Counsel for both parties to this action have relied on the foregoing cases, treatises on insurance law, and even upon a revision in the Standard Family Automobile Policy of the provision now in question. Underlying this controversy are two simple but divergent theories. The first is that where the insurer is in control of all litigation determining the liability of the insured and may stop the running of any interest against it by tendering, upon an adverse judgment, merely the amount for which it is liable under the policy, the insurer has in effect agreed, if it fails to make a timely tender, to pay all interest on the entire judgment in return for the surrender by the insured of his right to effect a settlement.
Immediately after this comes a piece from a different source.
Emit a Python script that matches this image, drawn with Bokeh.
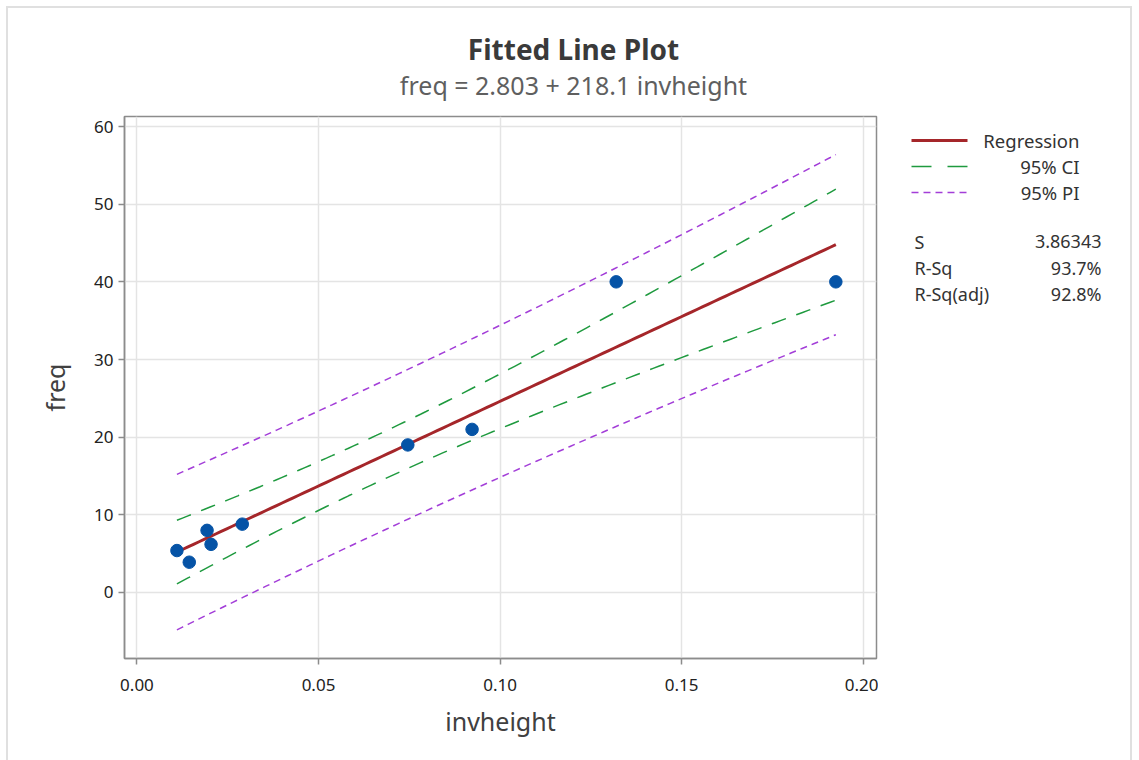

See Wilkerson v. Maryland Casualty Co., 119 F. Supp. 383 (D. C. E. D. Va. 1953), aff’d 210 F.2d 245 (CA 4th, 1954); United Services Automobile Ass’n v. Russom, supra; Underwood v. Buzby, supra; Appleman, Automobile Liability Insurance, 1938 ed., pp. 209, 210. The second is that interest is compensation for the use of money, and thus, where the amount for which the insurer may be liable is clearly defined, “all interest” can only reasonably refer to the interest on the sum the insurer is obligated to pay. (See Sampson v. Century Indemnity Co., supra; Standard Accident Ins. Co. of Detroit, Michigan v. Winget, supra; Morgan v. Graham, supra; Home Indemnity Co. v. Corie, supra; United States Fidelity & Guaranty Co. v. Hotkins, supra.)

*461 The disparity in construction by these different courts shows ambiguity in the language “all interest accruing after entry of judgment.” It is well settled that where the language of an insurance policy is reasonably susceptible to more than one interpretation, that construction which favors the insured will be adopted. Marshall v. Metropolitan Life Ins. Co., 405 Ill. 90, 102 (1950); Roth v. Kaptowsky, 393 Ill. 484, 491 (1946); Mammina v. Homeland Ins. Co., 371 Ill. 555, 558 (1939); Morris v. Central West Casualty Co., 351 Ill. 40, 45 (1932). Applying this principle we conclude that the insurer was liable for interest on the entire amount of the judgment against the insured until a proper tender, deposit, or payment of the policy limit had been made. We, therefore, adopt this principle rather than the holding in City of Watseka v. Bituminous Casualty Corp., supra.

We must now decide whether a proper tender wras made. The record is clear that on July 3, 1956, appellant tendered to plaintiff in open court the sum of $50,000, the policy limit. Plaintiff concludes that this was not a proper tender in that it did not include interest on the judgment to that date. We believe that the language of section (c) “until the company has paid, tendered or deposited in court such part of such judgment as does not exceed the company’s liability thereon” is free from ambiguity and is distinct from the ambiguous portion of the same provision. It means that the accrual of interest shall terminate upon a tender of the principal amount for which the company is liable exclusive of all costs and interest. Interest and costs are a separate and distinct obligation which the insurer assumes to pay over and above the policy limitation.

Appellant contends that it should only be liable for interest to July 11, 1955, because of the death of Velma Sawyer, the plaintiff and judgment creditor. *462This is a fallacious argument. The money could have been deposited with the clerk of the court, subject to the appointment of an administrator. This was not done. In fact, no tender was made until after the execution had issued in the name of the administrator.

The judgment of the trial court is reversed and the cause remanded with directions to allow interest on the judgment of $175,000 from May 13, 1955, the date of the judgment in the personal injury action, to July 3, 1956, the date of tender.

Judgment reversed and cause remanded with directions.

McCORMICK, P. J. and SCHWARTZ, J., concur.